Terps women soak up spotlight

COLLEGE PARK — COLLEGE PARK -- A year ago on the night of Maryland Madness, the official start of college basketball here, Marissa Coleman and her Maryland women's basketball teammates felt like afterthoughts, like a speed bump on the way to the introduction of the men's team.

A year later, and with a national championship in tow, Coleman peeked her head out from the tunnel entrance at Comcast Center last night, waiting to see and feel how much love the crowd would wash over her and her teammates.


"It [the feeling] is a lot different," said Coleman, a sophomore and the reigning Atlantic Coast Conference Rookie of the Year. "We were excited last year, but this year, just knowing that a lot of the focus is going to be on us and we're not in the shadow like we were before is special. Everybody is excited to see us, where last year they were coming to see the men and we were kind of the extra. This year, it's kind of like they're coming to see us, too."
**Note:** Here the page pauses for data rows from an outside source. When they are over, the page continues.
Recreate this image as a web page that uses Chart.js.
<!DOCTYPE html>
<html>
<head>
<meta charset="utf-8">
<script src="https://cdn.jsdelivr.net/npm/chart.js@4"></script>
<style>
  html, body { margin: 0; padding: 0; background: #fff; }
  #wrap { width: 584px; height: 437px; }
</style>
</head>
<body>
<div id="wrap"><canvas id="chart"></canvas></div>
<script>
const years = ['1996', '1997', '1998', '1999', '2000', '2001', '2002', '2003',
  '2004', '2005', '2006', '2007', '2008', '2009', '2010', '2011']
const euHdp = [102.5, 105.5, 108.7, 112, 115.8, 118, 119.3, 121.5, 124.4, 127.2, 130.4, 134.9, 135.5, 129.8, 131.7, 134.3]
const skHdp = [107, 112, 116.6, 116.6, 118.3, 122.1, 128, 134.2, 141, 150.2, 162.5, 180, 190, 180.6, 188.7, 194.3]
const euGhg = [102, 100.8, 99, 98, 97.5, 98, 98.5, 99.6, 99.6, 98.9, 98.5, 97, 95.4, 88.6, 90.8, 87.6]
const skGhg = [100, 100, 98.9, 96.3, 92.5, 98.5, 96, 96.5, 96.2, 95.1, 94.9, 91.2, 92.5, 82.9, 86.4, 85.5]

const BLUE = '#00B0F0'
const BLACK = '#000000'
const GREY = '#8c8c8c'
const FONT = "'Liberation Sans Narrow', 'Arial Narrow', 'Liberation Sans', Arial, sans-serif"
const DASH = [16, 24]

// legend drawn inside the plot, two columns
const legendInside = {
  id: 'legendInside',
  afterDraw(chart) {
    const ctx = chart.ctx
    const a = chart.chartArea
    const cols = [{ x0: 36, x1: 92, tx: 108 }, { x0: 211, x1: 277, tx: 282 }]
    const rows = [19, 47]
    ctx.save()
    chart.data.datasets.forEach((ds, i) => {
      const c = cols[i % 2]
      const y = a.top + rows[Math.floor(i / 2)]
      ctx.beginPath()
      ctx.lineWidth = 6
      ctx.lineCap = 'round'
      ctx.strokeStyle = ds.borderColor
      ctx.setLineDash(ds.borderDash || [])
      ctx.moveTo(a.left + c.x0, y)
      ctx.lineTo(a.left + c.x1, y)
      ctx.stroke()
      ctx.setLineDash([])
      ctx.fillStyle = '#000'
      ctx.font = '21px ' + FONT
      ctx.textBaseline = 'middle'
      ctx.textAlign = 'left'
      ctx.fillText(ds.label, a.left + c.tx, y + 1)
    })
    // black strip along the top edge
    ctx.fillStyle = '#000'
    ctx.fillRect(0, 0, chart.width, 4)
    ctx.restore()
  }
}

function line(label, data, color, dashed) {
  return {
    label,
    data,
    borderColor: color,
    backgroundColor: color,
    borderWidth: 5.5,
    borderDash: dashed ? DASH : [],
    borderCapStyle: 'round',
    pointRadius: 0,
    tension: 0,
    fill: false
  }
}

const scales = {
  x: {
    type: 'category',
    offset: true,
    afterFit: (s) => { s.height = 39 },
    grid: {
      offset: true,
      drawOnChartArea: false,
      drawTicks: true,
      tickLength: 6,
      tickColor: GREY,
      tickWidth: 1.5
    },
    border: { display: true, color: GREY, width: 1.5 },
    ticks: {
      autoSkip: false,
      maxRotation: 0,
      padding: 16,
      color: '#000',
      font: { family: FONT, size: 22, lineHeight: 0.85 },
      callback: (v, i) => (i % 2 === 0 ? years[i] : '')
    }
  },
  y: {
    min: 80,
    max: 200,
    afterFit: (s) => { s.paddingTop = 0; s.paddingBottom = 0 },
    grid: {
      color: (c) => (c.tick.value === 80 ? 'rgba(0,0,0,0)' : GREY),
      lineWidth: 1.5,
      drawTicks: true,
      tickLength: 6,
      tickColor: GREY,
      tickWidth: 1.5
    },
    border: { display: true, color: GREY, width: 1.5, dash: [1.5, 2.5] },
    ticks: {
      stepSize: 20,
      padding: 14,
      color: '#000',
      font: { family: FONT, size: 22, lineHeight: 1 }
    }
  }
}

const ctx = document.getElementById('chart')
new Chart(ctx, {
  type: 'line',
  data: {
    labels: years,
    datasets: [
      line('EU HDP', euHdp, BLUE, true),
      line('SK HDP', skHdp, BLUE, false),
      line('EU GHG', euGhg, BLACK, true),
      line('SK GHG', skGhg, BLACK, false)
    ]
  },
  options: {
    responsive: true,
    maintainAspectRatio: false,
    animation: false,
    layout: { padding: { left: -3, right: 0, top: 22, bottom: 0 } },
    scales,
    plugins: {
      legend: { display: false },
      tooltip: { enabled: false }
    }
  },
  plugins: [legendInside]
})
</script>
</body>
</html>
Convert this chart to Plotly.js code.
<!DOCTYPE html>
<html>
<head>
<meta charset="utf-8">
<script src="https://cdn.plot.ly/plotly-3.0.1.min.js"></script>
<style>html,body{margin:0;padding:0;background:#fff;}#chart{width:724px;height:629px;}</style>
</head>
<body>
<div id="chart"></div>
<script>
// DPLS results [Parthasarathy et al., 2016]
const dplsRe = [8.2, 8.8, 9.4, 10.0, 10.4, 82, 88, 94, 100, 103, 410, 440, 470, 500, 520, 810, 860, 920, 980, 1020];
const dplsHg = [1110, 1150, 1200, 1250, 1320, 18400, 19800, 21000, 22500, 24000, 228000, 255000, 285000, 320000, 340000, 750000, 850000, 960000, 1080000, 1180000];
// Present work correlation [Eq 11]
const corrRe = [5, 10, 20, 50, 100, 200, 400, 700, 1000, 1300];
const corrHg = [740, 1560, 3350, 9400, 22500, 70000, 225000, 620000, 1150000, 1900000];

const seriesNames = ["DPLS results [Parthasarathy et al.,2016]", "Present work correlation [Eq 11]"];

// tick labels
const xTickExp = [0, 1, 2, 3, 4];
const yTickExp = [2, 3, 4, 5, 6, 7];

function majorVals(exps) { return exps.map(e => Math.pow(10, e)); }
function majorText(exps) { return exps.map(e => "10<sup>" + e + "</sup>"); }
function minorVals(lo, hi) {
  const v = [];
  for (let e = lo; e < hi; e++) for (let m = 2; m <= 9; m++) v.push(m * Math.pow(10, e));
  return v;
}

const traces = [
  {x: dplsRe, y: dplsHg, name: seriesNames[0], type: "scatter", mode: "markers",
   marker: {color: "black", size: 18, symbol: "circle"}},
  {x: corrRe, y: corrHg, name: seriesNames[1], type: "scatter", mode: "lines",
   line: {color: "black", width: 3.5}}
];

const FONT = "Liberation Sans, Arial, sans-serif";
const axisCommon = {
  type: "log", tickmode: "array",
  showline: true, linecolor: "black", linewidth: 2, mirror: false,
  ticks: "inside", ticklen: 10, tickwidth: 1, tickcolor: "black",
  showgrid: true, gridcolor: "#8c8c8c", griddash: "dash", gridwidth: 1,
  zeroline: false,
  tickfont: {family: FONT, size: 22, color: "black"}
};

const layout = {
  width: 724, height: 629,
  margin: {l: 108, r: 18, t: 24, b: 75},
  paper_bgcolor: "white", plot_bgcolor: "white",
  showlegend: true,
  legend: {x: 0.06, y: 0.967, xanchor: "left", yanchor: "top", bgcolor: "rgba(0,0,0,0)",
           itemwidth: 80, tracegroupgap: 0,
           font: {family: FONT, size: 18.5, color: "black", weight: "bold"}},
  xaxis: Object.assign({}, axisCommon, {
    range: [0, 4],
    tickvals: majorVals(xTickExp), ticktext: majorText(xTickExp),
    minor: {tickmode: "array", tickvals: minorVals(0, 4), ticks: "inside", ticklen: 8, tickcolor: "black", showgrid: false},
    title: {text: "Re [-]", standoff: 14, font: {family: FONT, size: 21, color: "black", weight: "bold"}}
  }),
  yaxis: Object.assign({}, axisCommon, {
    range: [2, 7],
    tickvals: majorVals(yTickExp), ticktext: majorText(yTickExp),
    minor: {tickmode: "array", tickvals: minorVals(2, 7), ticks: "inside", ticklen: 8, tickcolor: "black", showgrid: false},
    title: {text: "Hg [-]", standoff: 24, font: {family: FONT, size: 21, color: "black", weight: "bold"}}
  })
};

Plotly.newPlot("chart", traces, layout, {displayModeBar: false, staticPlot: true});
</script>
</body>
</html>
The players waited through highlight videos, an alumni game, performances from dance teams, spirit squads, cheerleaders and gymnasts, and a dunk contest before they could take their bows for the program's first national title, taking the court to a highly improvised, if not particularly well-choreographed, dance.


A roar slowly built as highlights of the team's 78-75 overtime win over Duke in the April 4 national title game aired on the arena scoreboard, and continued through the introduction of sophomore Kristi Toliver, who hit a three-pointer near the end of regulation in the championship game to force the overtime.
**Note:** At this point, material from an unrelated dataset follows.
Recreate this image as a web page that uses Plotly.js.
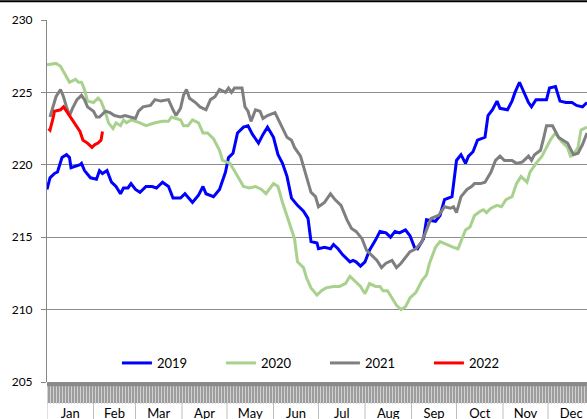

The wave of noise crested when coach Brenda Frese strode out onto the court, carrying the national championship trophy, which she held aloft. Then, appealing to the crowd's less-sensitive side, Frese challenged the mostly student audience to help the team wrest the ACC attendance crown away from the hated Blue Devils.
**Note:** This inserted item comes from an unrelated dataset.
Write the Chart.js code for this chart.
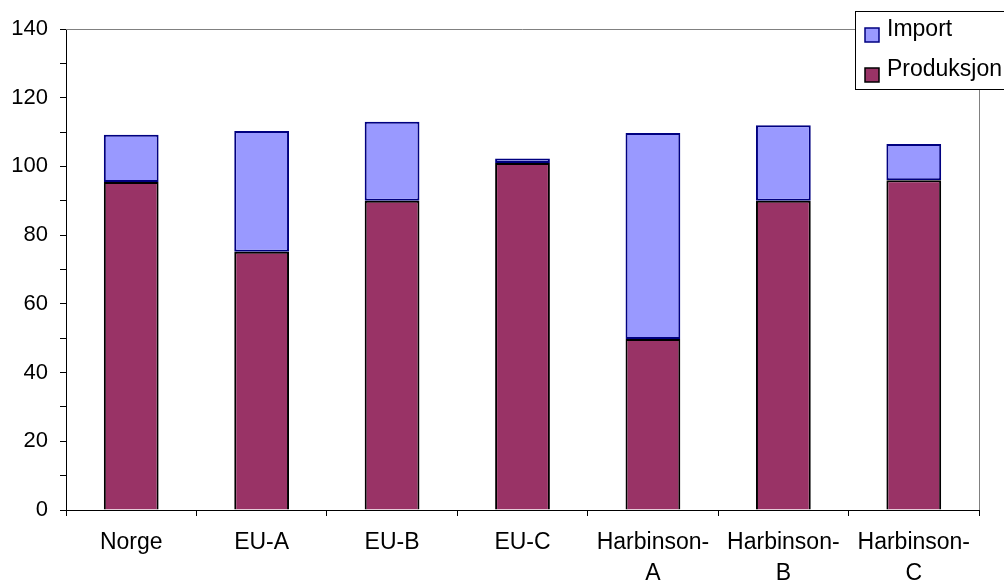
<!DOCTYPE html>
<html>
<head>
<meta charset="utf-8">
<script src="https://cdn.jsdelivr.net/npm/chart.js@4/dist/chart.umd.min.js"></script>
<style>
  html, body { margin: 0; padding: 0; background: #ffffff; }
  #wrap { width: 1004px; height: 583px; }
</style>
</head>
<body>
<div id="wrap"><canvas id="c" width="1004" height="583"></canvas></div>
<script>
// Categories and series
const categories = ['Norge', 'EU-A', 'EU-B', 'EU-C', ['Harbinson-', 'A'], ['Harbinson-', 'B'], ['Harbinson-', 'C']];
const produksjon = [95.5, 75.2, 90.0, 101.0, 49.8, 90.0, 96.0];
const importVals = [13.7, 35.1, 23.0, 1.3, 59.9, 22.0, 10.5];
const yTicks = [0, 20, 40, 60, 80, 100, 120, 140];

const FONT = "'Liberation Sans', Arial, sans-serif";

// Gray frame on the top and right of the plot area
const frame = {
  id: 'frame',
  beforeDatasetsDraw(chart) {
    const { ctx, chartArea: a } = chart;
    ctx.save();
    ctx.strokeStyle = '#808080';
    ctx.lineWidth = 1;
    ctx.beginPath();
    ctx.moveTo(a.left, Math.round(a.top) + 0.5);
    ctx.lineTo(Math.round(a.right) + 0.5, Math.round(a.top) + 0.5);
    ctx.lineTo(Math.round(a.right) + 0.5, a.bottom);
    ctx.stroke();
    ctx.restore();
  }
};

// Boxed legend in the upper right corner
const boxLegend = {
  id: 'boxLegend',
  afterDraw(chart) {
    const { ctx } = chart;
    const x = 855, y = 11, w = 200, h = 78;
    ctx.save();
    ctx.fillStyle = '#ffffff';
    ctx.fillRect(x, y, w, h);
    ctx.strokeStyle = '#000000';
    ctx.lineWidth = 1;
    ctx.strokeRect(x + 0.5, y + 0.5, w, h);
    const items = [chart.data.datasets[1], chart.data.datasets[0]];
    const rows = [30, 70];
    ctx.font = '23px ' + FONT;
    ctx.textBaseline = 'middle';
    ctx.textAlign = 'left';
    items.forEach((ds, i) => {
      const cy = rows[i];
      ctx.fillStyle = ds.backgroundColor;
      ctx.fillRect(865, cy - 2, 14, 14);
      ctx.strokeStyle = ds.borderColor;
      ctx.lineWidth = 1.5;
      ctx.strokeRect(865, cy - 2, 14, 14);
      ctx.fillStyle = '#000000';
      ctx.fillText(ds.label, 887, cy);
    });
    ctx.restore();
  }
};

new Chart(document.getElementById('c'), {
  type: 'bar',
  data: {
    labels: categories,
    datasets: [
      {
        label: 'Produksjon',
        data: produksjon,
        backgroundColor: '#993366',
        borderColor: '#000000',
        borderWidth: 2,
        borderSkipped: 'start'
      },
      {
        label: 'Import',
        data: importVals,
        backgroundColor: '#9999FF',
        borderColor: '#000080',
        borderWidth: 2,
        borderSkipped: false
      }
    ]
  },
  options: {
    responsive: false,
    animation: false,
    layout: { padding: { left: 0, top: 29, right: 25, bottom: 0 } },
    categoryPercentage: 1,
    barPercentage: 0.42,
    plugins: {
      legend: { display: false },
      tooltip: { enabled: false }
    },
    scales: {
      x: {
        stacked: true,
        grid: { display: true, drawOnChartArea: false, drawTicks: true, tickLength: 6, color: '#000000', offset: true },
        border: { display: true, color: '#000000', width: 1 },
        ticks: {
          color: '#000000',
          font: { family: FONT, size: 23, lineHeight: 1.35 },
          padding: 11,
          maxRotation: 0,
          autoSkip: false
        },
        afterFit(scale) { scale.height = 73; }
      },
      y: {
        stacked: true,
        min: 0,
        max: 140,
        grid: { display: true, drawOnChartArea: false, drawTicks: true, tickLength: 6, color: '#000000' },
        border: { display: true, color: '#000000', width: 1 },
        ticks: {
          stepSize: 10,
          color: '#000000',
          font: { family: FONT, size: 22 },
          padding: 12,
          callback: (v) => (yTicks.includes(v) ? String(v) : '')
        },
        afterFit(scale) { scale.width = 66; }
      }
    }
  },
  plugins: [frame, boxLegend]
});
</script>
</body>
</html>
"Last season, we finished No. 2 in the conference in attendance behind Duke," said Frese to a chorus of boos. "Well, I don't know about you, but I know that I not only want to beat Duke on the court - and I think we did that - but I want to beat them in the stands with your help. Come support this team."

The women will start the season Nov. 10 at Middle Tennessee State before their home opener Nov. 12 against George Mason, when the national championship banner will be unfurled. In the process, the women's team, which returns its top eight scorers from last season, is expected to be ranked No. 1 in most national polls and may capture some of the affection that traditionally has been directed toward the men's team.

"It feels amazing, but the men are coming out, too," said junior Laura Harper, the Most Outstanding Player of the Final Four. "We're excited for them. We don't look at it like it's any kind of competition. We're both teams that play here. They see us the same way. They respect us just as much now as they did then, because we're friends. We're excited that we're getting fans. We want people to be excited about women's basketball, just like they are for men's basketball."